--- begin Given data ---

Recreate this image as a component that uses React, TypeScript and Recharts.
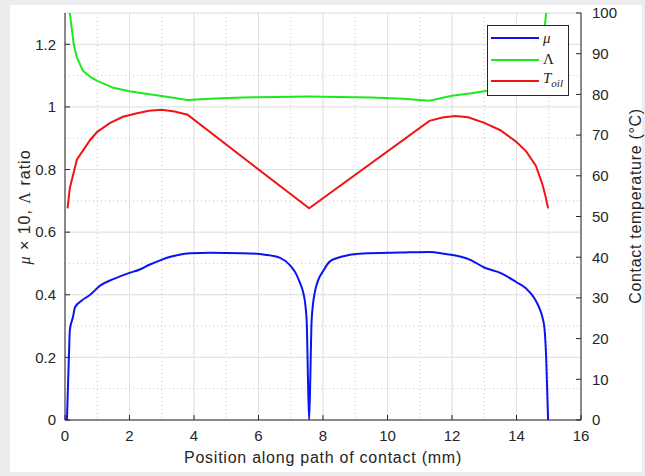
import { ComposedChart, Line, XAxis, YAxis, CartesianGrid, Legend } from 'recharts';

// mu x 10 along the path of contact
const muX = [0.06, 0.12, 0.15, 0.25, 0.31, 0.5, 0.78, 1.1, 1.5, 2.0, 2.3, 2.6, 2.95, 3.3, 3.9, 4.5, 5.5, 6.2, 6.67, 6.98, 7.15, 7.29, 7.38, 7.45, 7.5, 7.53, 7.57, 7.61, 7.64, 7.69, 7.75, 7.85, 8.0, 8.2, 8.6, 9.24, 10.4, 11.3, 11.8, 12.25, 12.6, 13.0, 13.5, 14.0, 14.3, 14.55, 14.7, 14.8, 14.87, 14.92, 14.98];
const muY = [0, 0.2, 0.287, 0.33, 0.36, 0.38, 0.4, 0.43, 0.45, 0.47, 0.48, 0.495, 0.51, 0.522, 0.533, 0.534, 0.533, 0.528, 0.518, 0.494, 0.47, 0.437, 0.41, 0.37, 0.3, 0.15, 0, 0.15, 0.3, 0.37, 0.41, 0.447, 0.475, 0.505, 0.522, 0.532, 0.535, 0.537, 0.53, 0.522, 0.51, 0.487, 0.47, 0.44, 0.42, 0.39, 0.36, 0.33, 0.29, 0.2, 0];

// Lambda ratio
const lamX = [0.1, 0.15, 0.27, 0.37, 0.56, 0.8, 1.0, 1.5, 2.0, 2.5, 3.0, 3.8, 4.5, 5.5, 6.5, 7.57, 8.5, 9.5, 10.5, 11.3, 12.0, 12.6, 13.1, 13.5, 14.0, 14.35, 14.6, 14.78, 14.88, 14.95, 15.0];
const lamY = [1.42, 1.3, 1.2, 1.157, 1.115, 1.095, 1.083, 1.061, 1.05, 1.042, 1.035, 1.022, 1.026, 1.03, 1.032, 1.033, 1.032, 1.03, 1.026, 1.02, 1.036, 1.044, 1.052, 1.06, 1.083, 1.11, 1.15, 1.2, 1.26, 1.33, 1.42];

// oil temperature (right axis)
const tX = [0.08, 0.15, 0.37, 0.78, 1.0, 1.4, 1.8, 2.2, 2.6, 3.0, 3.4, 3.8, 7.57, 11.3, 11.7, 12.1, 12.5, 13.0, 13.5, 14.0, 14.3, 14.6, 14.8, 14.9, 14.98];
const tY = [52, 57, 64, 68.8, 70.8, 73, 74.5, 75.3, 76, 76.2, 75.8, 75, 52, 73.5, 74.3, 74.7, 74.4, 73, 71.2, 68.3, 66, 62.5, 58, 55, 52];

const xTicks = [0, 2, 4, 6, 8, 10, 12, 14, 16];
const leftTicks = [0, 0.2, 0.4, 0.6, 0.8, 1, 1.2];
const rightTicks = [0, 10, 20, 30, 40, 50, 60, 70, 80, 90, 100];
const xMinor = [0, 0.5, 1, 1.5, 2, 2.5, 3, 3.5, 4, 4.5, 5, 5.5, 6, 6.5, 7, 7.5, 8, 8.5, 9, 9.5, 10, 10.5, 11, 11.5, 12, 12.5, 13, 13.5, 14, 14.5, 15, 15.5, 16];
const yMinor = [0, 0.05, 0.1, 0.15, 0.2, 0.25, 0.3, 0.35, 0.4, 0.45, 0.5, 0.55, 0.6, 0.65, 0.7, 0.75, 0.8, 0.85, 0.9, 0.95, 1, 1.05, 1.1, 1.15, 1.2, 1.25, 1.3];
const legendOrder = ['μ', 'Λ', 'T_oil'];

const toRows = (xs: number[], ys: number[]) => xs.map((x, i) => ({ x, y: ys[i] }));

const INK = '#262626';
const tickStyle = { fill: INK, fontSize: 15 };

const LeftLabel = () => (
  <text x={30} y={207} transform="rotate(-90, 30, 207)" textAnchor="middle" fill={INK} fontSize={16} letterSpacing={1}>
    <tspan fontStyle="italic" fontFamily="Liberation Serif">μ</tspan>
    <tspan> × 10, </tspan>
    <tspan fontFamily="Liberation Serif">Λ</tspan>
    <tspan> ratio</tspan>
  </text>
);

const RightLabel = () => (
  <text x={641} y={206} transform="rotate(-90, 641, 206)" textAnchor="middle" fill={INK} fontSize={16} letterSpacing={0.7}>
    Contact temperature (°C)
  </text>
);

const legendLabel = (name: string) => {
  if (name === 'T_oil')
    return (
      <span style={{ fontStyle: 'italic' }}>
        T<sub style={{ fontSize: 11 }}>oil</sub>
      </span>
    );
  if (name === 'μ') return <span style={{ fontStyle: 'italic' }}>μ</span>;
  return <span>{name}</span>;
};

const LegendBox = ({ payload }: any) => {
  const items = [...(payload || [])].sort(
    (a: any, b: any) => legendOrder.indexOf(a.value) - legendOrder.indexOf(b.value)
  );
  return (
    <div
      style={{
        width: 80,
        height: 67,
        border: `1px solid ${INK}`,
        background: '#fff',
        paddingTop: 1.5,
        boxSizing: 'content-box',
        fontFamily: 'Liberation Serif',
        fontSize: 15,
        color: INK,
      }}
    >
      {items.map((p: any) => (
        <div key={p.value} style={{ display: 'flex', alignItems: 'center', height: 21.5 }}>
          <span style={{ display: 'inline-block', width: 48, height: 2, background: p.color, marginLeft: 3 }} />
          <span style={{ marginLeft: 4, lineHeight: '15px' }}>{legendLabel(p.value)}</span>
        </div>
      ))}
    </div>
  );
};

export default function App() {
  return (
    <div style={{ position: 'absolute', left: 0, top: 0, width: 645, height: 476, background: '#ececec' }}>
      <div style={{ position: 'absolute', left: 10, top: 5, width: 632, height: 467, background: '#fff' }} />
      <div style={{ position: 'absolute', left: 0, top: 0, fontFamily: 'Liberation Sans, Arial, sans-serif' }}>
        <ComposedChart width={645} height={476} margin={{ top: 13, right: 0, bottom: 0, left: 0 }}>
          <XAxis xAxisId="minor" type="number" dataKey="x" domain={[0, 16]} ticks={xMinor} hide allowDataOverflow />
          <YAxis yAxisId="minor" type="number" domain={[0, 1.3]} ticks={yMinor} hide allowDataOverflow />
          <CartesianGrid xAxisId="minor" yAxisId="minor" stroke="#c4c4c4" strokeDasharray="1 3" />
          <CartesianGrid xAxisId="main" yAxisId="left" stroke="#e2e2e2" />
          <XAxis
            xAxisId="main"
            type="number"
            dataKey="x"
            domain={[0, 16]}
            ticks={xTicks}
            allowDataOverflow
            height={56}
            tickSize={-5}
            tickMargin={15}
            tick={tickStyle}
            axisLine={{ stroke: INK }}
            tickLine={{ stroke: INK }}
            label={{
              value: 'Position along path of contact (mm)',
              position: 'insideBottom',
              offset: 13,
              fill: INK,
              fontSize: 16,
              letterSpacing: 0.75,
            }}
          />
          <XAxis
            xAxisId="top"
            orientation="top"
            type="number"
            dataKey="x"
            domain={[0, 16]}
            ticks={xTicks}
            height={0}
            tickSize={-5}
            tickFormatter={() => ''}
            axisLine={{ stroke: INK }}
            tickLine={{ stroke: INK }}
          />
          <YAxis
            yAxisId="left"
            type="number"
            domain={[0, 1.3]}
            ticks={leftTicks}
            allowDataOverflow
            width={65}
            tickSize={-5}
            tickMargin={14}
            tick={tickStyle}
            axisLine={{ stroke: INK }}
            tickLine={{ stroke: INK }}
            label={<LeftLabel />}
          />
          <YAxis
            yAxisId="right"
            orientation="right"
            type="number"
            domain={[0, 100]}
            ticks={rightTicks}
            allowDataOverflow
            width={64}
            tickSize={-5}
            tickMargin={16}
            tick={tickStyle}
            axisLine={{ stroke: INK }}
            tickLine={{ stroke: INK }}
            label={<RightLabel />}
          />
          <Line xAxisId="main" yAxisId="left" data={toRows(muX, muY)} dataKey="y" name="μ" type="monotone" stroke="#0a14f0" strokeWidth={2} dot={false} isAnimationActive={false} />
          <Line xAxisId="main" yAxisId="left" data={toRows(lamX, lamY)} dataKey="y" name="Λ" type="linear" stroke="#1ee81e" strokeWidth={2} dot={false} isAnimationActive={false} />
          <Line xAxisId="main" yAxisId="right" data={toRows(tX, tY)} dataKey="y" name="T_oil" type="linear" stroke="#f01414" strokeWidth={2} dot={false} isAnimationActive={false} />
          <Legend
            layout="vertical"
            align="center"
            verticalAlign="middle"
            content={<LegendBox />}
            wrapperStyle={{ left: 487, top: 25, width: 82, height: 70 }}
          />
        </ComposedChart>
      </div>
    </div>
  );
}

--- end Given data ---
--- begin Given data ---

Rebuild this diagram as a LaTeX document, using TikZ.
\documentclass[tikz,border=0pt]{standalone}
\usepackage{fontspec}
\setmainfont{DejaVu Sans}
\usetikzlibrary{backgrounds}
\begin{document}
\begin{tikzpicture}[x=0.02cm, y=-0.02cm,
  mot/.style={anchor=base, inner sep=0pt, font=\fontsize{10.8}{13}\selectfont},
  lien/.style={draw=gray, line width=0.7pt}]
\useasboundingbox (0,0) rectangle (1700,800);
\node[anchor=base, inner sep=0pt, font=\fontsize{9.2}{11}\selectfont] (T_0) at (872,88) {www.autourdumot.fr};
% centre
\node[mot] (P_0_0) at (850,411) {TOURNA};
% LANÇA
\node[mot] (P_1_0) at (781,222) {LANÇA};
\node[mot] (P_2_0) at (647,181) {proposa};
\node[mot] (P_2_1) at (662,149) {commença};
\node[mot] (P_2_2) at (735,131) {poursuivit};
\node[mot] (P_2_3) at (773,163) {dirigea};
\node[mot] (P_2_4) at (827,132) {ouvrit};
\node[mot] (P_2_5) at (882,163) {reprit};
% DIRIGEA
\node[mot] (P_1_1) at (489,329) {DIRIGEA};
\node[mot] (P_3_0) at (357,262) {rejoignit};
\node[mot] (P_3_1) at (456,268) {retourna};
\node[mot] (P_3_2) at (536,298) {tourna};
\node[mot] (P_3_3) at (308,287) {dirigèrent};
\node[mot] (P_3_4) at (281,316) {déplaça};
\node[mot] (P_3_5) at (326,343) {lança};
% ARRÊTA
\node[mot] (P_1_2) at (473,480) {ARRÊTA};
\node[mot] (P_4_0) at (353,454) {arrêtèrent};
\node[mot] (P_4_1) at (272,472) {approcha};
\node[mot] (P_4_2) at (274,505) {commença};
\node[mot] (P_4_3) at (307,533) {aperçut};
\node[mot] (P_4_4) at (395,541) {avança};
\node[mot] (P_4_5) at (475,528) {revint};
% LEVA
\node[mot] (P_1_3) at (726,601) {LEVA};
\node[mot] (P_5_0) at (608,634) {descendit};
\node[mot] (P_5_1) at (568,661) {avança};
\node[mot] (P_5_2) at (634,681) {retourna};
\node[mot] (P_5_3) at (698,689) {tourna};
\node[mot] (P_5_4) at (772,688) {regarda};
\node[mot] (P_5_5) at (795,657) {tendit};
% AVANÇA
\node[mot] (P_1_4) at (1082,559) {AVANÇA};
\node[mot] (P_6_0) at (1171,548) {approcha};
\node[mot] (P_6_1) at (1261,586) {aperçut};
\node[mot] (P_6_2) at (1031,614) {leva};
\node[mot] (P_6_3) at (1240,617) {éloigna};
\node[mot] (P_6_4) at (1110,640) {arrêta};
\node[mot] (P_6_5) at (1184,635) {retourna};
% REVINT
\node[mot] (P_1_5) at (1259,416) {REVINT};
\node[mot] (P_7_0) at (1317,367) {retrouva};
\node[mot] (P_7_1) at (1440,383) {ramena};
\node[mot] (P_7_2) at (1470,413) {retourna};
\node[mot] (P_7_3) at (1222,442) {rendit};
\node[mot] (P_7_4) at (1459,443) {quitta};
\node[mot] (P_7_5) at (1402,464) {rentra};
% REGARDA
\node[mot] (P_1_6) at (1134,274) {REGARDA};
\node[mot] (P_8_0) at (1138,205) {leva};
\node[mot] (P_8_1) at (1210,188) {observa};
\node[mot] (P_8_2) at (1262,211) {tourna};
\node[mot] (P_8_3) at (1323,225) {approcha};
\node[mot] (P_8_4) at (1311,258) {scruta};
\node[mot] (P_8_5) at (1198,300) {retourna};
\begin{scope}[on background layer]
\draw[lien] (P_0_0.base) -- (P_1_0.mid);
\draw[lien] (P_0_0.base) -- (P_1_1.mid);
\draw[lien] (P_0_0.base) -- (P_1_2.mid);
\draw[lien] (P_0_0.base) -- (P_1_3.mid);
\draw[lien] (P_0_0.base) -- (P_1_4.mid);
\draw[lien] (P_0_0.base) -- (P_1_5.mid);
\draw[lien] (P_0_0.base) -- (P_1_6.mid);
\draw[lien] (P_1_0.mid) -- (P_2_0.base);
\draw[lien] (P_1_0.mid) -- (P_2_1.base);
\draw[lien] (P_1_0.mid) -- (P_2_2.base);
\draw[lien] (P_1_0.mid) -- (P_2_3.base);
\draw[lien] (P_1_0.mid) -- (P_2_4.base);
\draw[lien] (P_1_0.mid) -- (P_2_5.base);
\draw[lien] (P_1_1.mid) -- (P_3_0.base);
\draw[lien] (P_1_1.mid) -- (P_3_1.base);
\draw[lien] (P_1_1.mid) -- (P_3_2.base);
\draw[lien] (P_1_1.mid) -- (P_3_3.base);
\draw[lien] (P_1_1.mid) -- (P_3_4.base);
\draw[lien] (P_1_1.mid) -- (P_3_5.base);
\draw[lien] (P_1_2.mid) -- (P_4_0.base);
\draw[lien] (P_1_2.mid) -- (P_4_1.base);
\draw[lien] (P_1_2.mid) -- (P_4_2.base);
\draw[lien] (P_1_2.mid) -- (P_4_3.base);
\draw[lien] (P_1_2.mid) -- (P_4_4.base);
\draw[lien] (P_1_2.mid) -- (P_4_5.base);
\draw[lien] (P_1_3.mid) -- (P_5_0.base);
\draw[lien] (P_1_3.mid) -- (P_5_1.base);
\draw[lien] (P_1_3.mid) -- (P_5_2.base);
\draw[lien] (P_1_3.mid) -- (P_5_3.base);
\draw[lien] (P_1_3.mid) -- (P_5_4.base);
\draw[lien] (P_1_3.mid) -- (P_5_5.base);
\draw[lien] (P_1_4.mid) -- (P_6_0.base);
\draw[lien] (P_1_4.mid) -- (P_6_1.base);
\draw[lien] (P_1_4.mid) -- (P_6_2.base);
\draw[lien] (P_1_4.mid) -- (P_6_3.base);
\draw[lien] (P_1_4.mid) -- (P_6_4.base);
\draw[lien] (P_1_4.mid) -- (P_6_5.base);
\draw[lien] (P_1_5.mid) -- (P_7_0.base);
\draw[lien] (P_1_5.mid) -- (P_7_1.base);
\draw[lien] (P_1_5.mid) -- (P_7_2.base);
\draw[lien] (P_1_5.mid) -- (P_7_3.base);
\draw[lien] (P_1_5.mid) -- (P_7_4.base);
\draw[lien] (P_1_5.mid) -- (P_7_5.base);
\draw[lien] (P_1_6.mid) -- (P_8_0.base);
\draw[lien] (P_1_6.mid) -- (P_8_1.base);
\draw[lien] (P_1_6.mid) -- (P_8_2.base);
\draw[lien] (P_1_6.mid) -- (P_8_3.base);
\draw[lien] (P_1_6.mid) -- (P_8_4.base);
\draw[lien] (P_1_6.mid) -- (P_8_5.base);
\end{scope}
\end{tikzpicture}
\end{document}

--- end Given data ---
--- begin Given data ---

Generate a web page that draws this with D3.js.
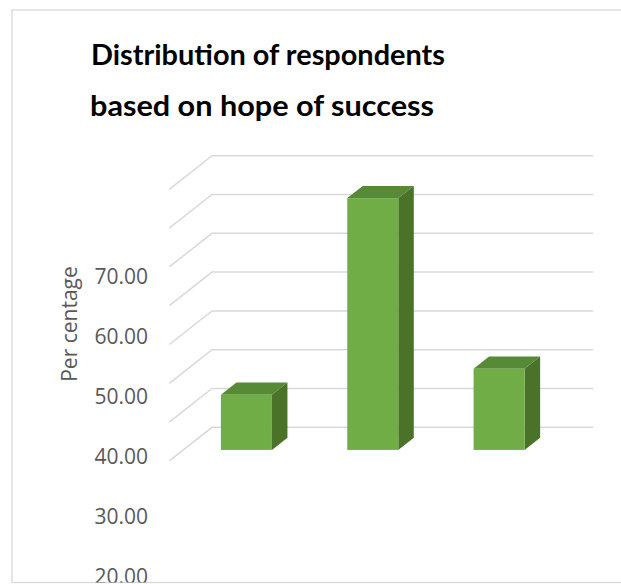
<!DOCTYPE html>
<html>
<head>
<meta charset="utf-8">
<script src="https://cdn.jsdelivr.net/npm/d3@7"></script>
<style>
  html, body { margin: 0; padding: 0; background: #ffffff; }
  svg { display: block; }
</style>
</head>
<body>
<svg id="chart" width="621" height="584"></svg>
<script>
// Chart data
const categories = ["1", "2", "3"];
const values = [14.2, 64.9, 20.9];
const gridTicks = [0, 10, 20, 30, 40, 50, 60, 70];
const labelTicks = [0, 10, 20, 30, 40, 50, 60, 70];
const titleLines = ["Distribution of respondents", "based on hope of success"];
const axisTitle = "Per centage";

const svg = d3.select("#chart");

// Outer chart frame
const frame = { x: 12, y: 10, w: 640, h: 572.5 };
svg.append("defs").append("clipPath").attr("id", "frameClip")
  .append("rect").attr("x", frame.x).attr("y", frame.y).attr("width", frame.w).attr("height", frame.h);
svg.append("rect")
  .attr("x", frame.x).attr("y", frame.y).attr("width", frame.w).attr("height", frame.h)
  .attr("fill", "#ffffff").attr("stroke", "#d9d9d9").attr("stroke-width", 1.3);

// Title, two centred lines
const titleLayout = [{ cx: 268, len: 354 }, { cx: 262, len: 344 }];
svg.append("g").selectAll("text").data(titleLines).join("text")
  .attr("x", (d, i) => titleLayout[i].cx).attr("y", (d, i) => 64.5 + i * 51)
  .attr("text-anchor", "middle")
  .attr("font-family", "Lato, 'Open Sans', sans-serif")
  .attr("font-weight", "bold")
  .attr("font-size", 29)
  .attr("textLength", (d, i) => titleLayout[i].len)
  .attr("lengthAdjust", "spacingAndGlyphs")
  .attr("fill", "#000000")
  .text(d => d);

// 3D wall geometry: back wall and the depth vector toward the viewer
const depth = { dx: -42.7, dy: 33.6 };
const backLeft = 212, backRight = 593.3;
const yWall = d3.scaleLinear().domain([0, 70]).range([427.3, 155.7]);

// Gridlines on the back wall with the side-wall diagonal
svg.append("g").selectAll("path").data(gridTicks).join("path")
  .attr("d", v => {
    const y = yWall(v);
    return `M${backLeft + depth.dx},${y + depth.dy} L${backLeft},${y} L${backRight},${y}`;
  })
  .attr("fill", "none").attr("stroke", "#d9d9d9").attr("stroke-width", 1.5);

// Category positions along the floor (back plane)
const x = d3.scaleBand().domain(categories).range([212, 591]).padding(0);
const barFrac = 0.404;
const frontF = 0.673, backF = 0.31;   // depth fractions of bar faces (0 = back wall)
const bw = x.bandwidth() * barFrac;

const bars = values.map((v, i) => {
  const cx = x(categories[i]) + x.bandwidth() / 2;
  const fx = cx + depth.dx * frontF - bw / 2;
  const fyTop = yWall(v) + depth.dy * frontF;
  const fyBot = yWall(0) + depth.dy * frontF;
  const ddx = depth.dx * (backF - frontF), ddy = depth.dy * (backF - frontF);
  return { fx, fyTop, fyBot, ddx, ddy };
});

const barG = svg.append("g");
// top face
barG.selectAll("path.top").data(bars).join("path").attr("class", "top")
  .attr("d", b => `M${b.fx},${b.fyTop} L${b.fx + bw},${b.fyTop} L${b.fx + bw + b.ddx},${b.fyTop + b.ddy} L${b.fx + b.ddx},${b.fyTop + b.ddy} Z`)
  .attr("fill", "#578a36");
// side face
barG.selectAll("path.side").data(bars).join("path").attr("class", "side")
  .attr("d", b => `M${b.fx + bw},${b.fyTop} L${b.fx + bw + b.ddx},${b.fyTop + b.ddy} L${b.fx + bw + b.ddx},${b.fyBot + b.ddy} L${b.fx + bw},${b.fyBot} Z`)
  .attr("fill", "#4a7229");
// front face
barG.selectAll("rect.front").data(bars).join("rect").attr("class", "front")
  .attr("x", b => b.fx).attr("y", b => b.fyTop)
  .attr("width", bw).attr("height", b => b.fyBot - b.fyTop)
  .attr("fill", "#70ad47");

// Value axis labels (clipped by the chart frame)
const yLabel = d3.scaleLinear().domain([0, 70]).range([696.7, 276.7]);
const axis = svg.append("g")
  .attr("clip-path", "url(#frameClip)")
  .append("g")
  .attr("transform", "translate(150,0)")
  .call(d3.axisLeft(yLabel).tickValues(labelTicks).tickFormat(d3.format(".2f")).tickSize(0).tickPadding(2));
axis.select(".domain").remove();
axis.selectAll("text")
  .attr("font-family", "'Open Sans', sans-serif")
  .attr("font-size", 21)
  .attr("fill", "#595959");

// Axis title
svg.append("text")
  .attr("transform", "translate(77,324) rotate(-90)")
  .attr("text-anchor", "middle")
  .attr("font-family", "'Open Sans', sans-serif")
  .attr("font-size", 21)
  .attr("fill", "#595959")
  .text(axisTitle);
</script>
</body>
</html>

--- end Given data ---

Problem statement: Everything from the line that contains "Recreate this image" down to the line that contains "1.26, 1.33, 1.42];" should be written out exactly, end lines too, minus the pictures.

Answer to the task:
Recreate this image as a component that uses React, TypeScript and Recharts.
import { ComposedChart, Line, XAxis, YAxis, CartesianGrid, Legend } from 'recharts';

// mu x 10 along the path of contact
const muX = [0.06, 0.12, 0.15, 0.25, 0.31, 0.5, 0.78, 1.1, 1.5, 2.0, 2.3, 2.6, 2.95, 3.3, 3.9, 4.5, 5.5, 6.2, 6.67, 6.98, 7.15, 7.29, 7.38, 7.45, 7.5, 7.53, 7.57, 7.61, 7.64, 7.69, 7.75, 7.85, 8.0, 8.2, 8.6, 9.24, 10.4, 11.3, 11.8, 12.25, 12.6, 13.0, 13.5, 14.0, 14.3, 14.55, 14.7, 14.8, 14.87, 14.92, 14.98];
const muY = [0, 0.2, 0.287, 0.33, 0.36, 0.38, 0.4, 0.43, 0.45, 0.47, 0.48, 0.495, 0.51, 0.522, 0.533, 0.534, 0.533, 0.528, 0.518, 0.494, 0.47, 0.437, 0.41, 0.37, 0.3, 0.15, 0, 0.15, 0.3, 0.37, 0.41, 0.447, 0.475, 0.505, 0.522, 0.532, 0.535, 0.537, 0.53, 0.522, 0.51, 0.487, 0.47, 0.44, 0.42, 0.39, 0.36, 0.33, 0.29, 0.2, 0];

// Lambda ratio
const lamX = [0.1, 0.15, 0.27, 0.37, 0.56, 0.8, 1.0, 1.5, 2.0, 2.5, 3.0, 3.8, 4.5, 5.5, 6.5, 7.57, 8.5, 9.5, 10.5, 11.3, 12.0, 12.6, 13.1, 13.5, 14.0, 14.35, 14.6, 14.78, 14.88, 14.95, 15.0];
const lamY = [1.42, 1.3, 1.2, 1.157, 1.115, 1.095, 1.083, 1.061, 1.05, 1.042, 1.035, 1.022, 1.026, 1.03, 1.032, 1.033, 1.032, 1.03, 1.026, 1.02, 1.036, 1.044, 1.052, 1.06, 1.083, 1.11, 1.15, 1.2, 1.26, 1.33, 1.42];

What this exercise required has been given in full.